** START OF Supplied material **

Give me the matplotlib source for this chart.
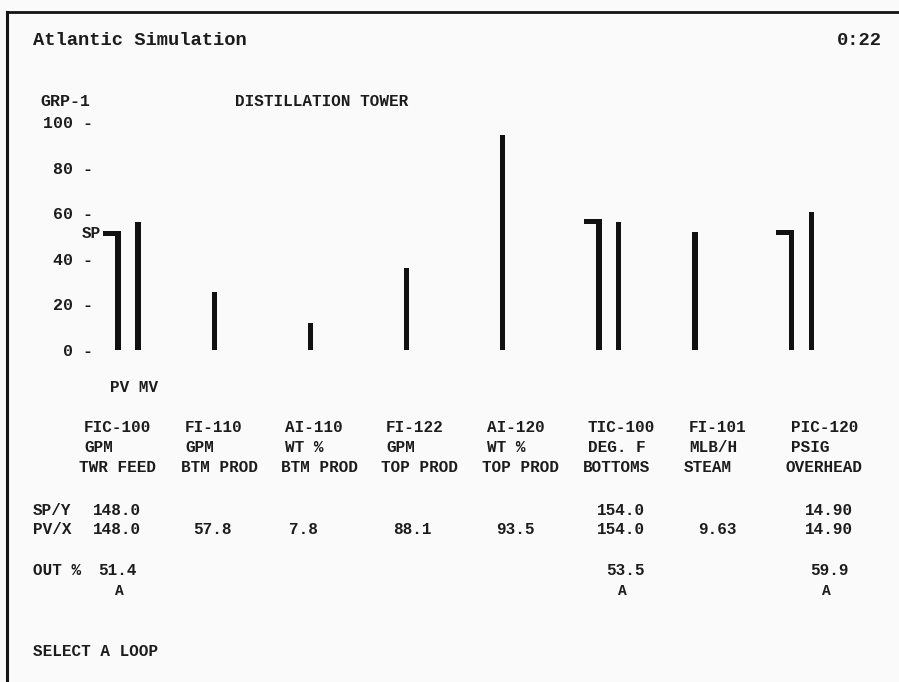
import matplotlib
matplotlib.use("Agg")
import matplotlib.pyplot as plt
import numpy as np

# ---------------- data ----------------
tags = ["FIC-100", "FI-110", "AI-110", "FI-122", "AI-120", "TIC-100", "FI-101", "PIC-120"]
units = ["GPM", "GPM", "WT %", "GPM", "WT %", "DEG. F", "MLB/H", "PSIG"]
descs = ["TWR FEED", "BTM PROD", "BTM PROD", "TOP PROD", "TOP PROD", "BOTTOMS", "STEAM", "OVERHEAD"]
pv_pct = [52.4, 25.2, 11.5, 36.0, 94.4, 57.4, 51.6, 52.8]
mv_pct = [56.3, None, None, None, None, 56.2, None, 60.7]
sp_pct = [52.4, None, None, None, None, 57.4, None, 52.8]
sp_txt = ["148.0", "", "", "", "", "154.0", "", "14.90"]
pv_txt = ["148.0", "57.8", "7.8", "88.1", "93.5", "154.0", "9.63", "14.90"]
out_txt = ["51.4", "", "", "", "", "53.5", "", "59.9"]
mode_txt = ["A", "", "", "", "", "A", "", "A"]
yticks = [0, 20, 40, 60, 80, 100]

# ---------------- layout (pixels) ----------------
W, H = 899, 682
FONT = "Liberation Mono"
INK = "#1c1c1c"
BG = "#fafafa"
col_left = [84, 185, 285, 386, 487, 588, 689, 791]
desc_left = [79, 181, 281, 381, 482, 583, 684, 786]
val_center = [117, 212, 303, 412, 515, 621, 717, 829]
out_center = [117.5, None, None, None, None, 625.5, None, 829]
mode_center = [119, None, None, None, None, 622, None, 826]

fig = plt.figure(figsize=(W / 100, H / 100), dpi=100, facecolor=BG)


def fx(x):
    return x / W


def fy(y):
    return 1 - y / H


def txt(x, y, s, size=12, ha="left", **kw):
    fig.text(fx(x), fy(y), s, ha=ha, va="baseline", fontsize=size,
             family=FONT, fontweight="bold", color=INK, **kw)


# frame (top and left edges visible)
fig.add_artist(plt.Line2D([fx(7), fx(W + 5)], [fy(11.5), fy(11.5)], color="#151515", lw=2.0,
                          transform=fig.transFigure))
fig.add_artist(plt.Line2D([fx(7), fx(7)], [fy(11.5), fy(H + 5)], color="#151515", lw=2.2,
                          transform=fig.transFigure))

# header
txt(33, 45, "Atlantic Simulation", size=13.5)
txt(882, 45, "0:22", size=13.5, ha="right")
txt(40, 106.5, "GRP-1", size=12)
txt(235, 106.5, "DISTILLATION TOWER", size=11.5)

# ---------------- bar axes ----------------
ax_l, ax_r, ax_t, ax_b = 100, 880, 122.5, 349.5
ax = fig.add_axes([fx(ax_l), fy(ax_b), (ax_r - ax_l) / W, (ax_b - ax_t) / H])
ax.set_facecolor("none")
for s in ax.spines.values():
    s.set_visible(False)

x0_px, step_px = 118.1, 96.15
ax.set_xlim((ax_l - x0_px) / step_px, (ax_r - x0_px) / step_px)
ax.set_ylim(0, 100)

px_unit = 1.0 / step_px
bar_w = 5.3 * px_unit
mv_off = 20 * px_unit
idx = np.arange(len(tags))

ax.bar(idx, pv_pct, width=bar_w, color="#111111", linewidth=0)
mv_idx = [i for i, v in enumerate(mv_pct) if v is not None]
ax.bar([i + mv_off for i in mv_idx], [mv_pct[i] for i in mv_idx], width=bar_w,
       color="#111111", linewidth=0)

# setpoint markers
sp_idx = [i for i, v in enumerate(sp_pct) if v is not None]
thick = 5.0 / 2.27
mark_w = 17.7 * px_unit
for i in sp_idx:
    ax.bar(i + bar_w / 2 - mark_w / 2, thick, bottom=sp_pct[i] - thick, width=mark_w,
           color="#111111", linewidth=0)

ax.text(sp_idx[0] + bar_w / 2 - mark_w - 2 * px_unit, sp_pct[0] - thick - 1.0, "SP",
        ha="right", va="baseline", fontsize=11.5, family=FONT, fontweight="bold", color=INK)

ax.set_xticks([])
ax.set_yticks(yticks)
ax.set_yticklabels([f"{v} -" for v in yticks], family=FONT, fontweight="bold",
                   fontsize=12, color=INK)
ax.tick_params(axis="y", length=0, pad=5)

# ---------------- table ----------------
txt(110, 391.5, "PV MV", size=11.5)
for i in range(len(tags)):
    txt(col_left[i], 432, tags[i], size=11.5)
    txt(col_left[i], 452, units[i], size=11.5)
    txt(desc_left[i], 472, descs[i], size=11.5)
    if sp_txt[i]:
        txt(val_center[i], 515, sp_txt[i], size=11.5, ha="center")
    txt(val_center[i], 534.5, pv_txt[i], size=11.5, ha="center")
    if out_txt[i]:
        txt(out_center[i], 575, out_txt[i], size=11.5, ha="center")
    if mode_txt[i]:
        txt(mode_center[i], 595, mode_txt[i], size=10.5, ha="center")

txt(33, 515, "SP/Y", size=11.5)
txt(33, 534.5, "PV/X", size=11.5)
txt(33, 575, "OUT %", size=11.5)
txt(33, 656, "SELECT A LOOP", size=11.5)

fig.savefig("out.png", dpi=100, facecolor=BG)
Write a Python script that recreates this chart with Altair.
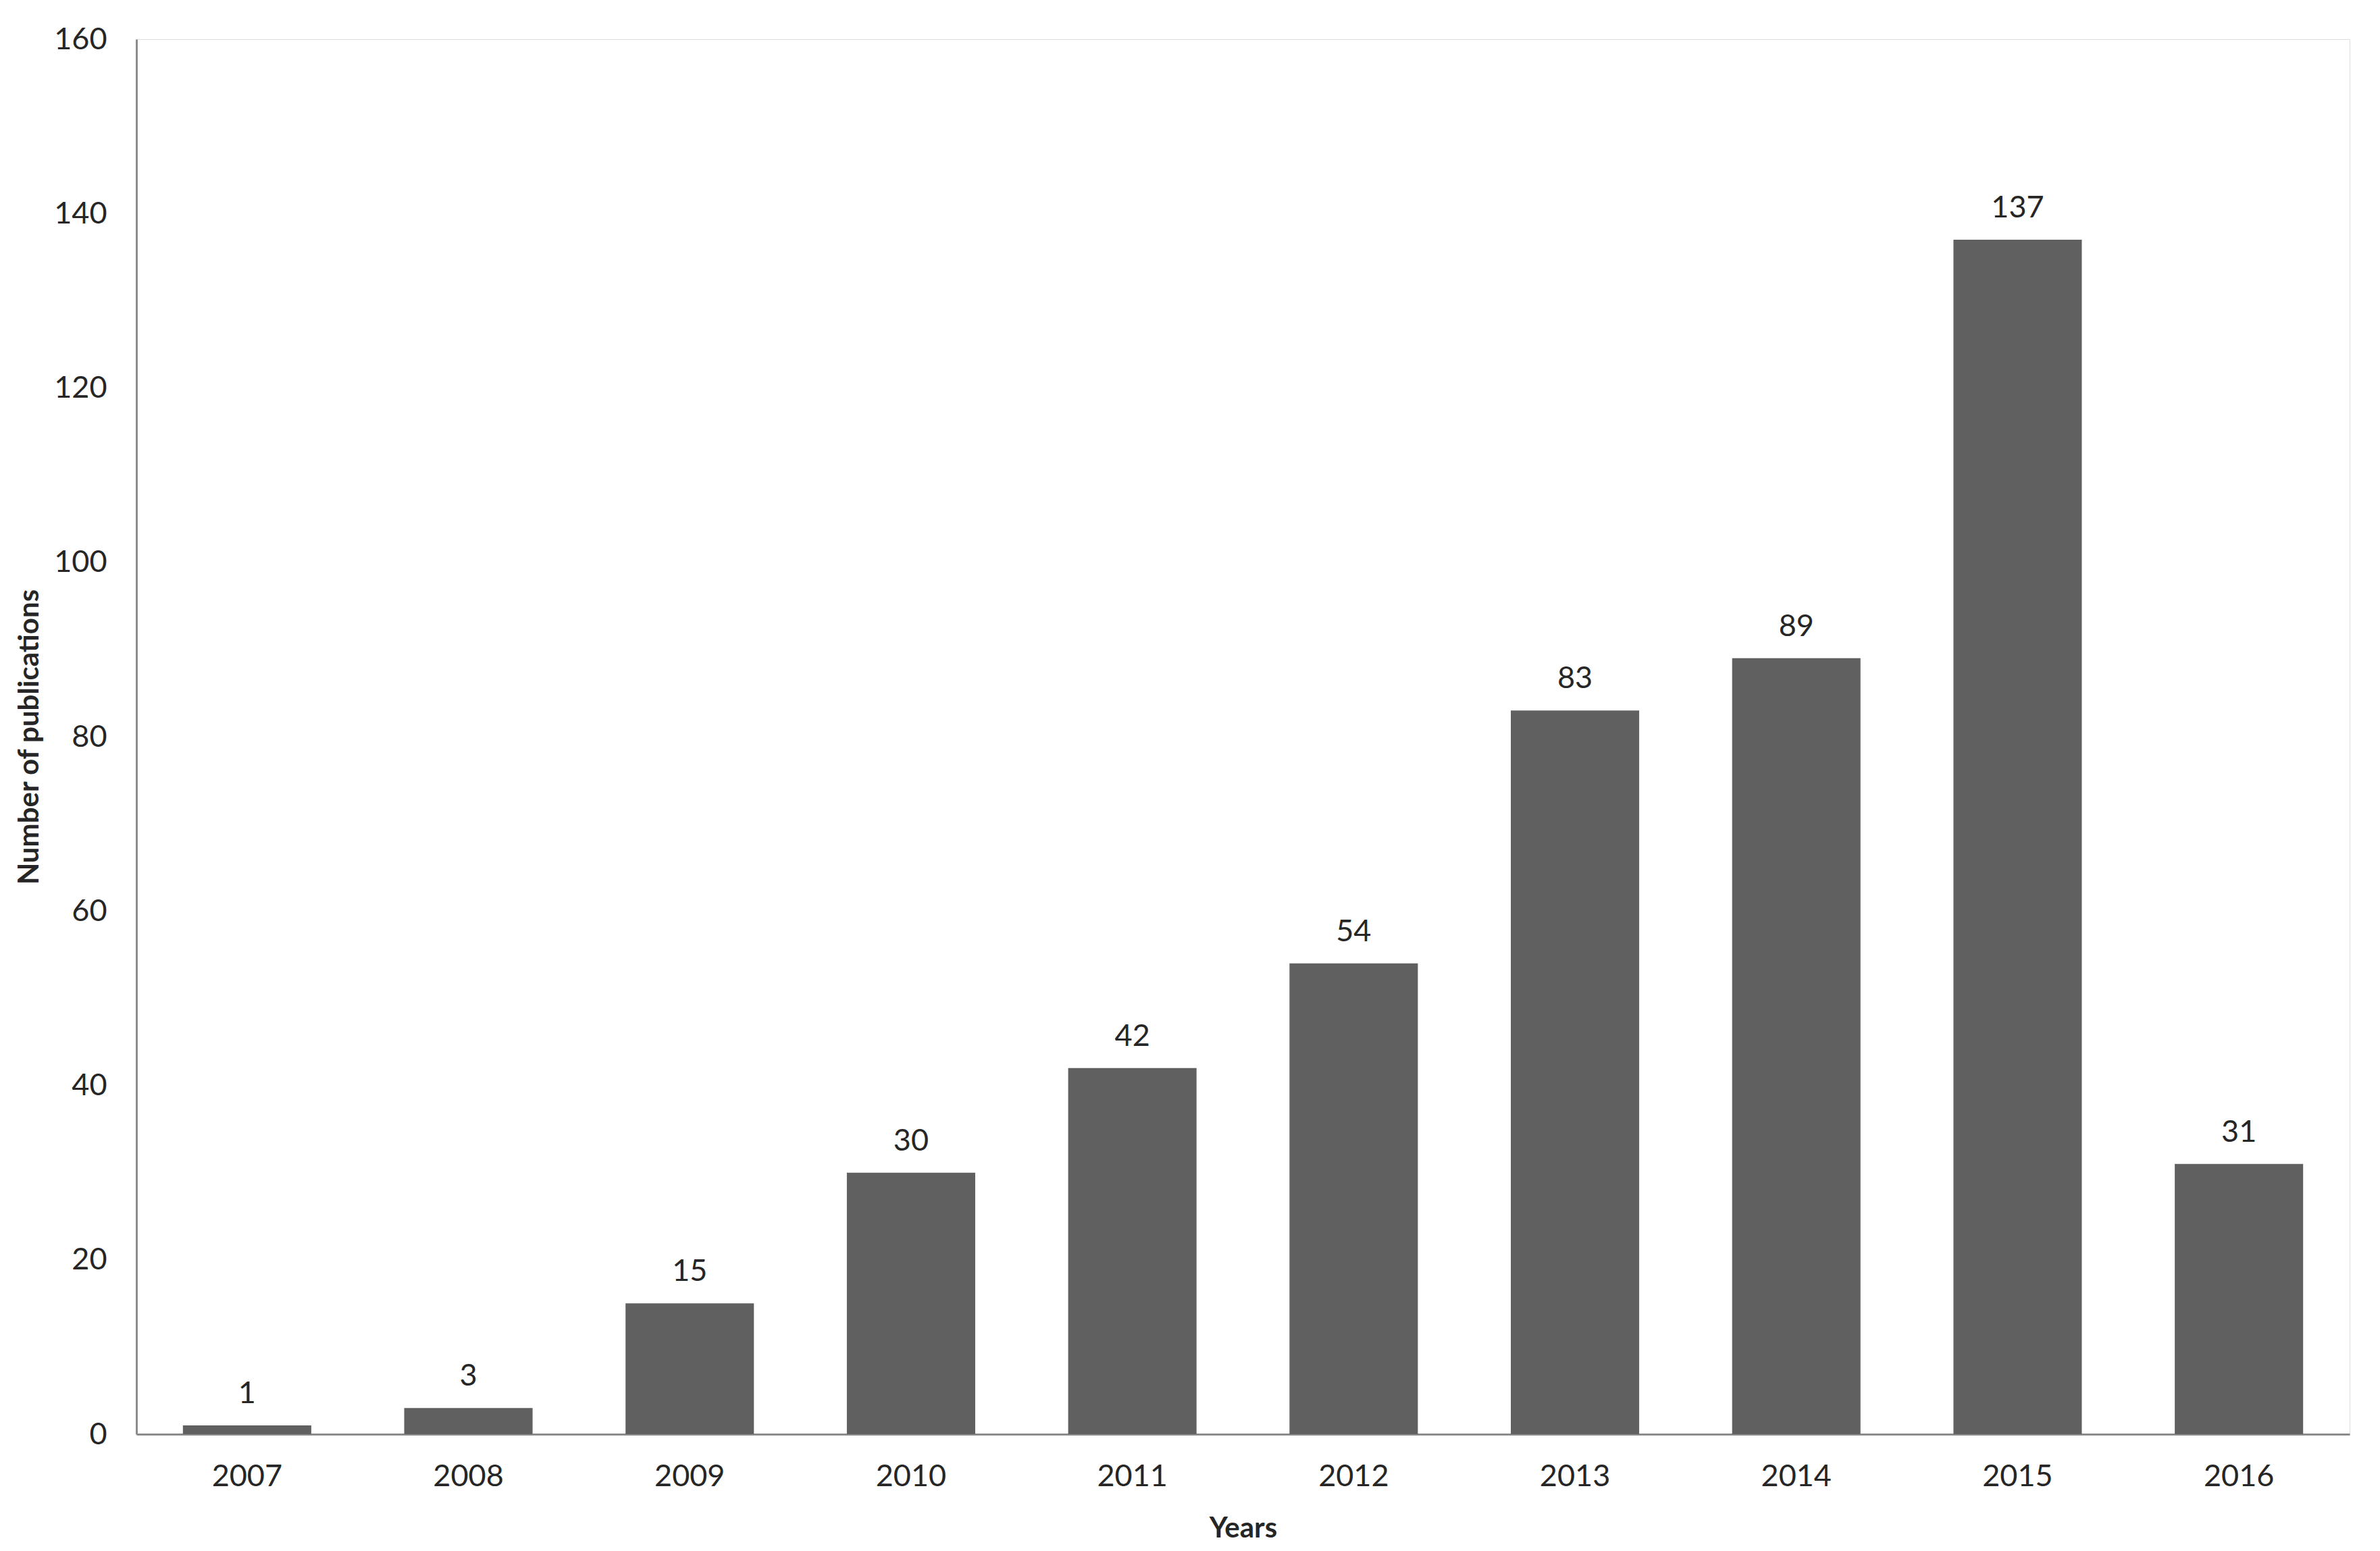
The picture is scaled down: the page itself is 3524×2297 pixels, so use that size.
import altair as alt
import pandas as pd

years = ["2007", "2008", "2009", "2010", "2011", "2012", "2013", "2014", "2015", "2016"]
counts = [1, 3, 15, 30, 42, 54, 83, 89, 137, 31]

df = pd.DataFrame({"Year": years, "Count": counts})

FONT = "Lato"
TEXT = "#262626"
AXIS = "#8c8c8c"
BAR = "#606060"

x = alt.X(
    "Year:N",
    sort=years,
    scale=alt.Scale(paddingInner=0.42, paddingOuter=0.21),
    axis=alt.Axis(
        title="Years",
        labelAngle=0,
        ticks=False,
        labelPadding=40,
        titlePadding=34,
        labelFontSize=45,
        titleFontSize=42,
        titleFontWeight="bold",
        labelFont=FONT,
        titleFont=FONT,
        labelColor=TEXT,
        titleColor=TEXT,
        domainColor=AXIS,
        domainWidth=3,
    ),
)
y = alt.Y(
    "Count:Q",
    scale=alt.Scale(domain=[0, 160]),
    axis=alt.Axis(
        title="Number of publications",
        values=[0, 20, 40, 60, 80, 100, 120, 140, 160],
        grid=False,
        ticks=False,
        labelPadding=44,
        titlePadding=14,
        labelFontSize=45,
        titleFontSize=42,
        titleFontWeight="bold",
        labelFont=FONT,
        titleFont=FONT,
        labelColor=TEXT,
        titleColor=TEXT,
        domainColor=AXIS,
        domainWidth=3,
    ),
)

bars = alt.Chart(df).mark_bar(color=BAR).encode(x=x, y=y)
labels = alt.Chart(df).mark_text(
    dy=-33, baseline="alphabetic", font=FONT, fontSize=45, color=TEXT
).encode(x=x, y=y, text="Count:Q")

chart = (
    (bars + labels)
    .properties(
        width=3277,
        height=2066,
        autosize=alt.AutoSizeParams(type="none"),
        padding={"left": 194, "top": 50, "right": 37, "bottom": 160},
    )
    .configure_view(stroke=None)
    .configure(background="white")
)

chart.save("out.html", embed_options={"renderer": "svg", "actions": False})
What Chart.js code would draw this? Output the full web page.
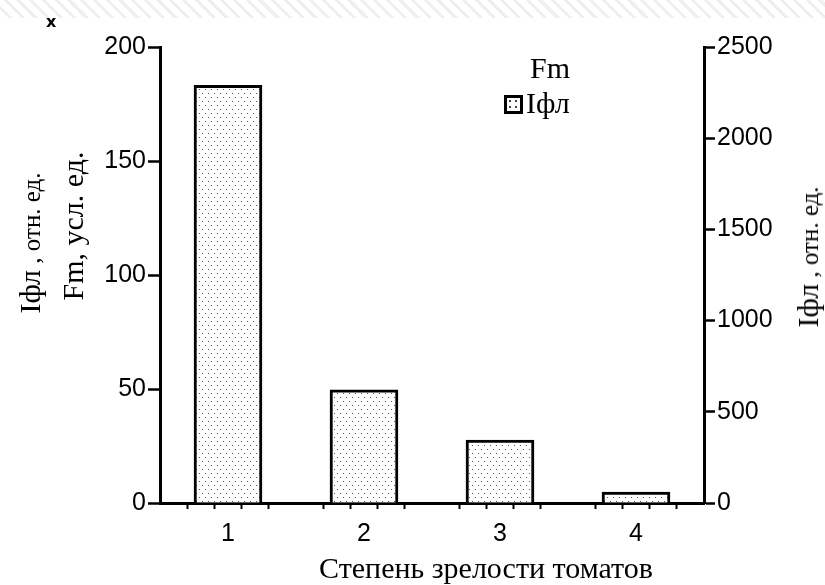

** END OF Supplied material **

## Exercise requirements:
Reproduce only the lines from the beginning of the data through the line that contains "yticks = [0, 20, 40, 60, 80, 100]", both included, and please drop the pictures.

## Solution:
Give me the matplotlib source for this chart.
import matplotlib
matplotlib.use("Agg")
import matplotlib.pyplot as plt
import numpy as np

# ---------------- data ----------------
tags = ["FIC-100", "FI-110", "AI-110", "FI-122", "AI-120", "TIC-100", "FI-101", "PIC-120"]
units = ["GPM", "GPM", "WT %", "GPM", "WT %", "DEG. F", "MLB/H", "PSIG"]
descs = ["TWR FEED", "BTM PROD", "BTM PROD", "TOP PROD", "TOP PROD", "BOTTOMS", "STEAM", "OVERHEAD"]
pv_pct = [52.4, 25.2, 11.5, 36.0, 94.4, 57.4, 51.6, 52.8]
mv_pct = [56.3, None, None, None, None, 56.2, None, 60.7]
sp_pct = [52.4, None, None, None, None, 57.4, None, 52.8]
sp_txt = ["148.0", "", "", "", "", "154.0", "", "14.90"]
pv_txt = ["148.0", "57.8", "7.8", "88.1", "93.5", "154.0", "9.63", "14.90"]
out_txt = ["51.4", "", "", "", "", "53.5", "", "59.9"]
mode_txt = ["A", "", "", "", "", "A", "", "A"]
yticks = [0, 20, 40, 60, 80, 100]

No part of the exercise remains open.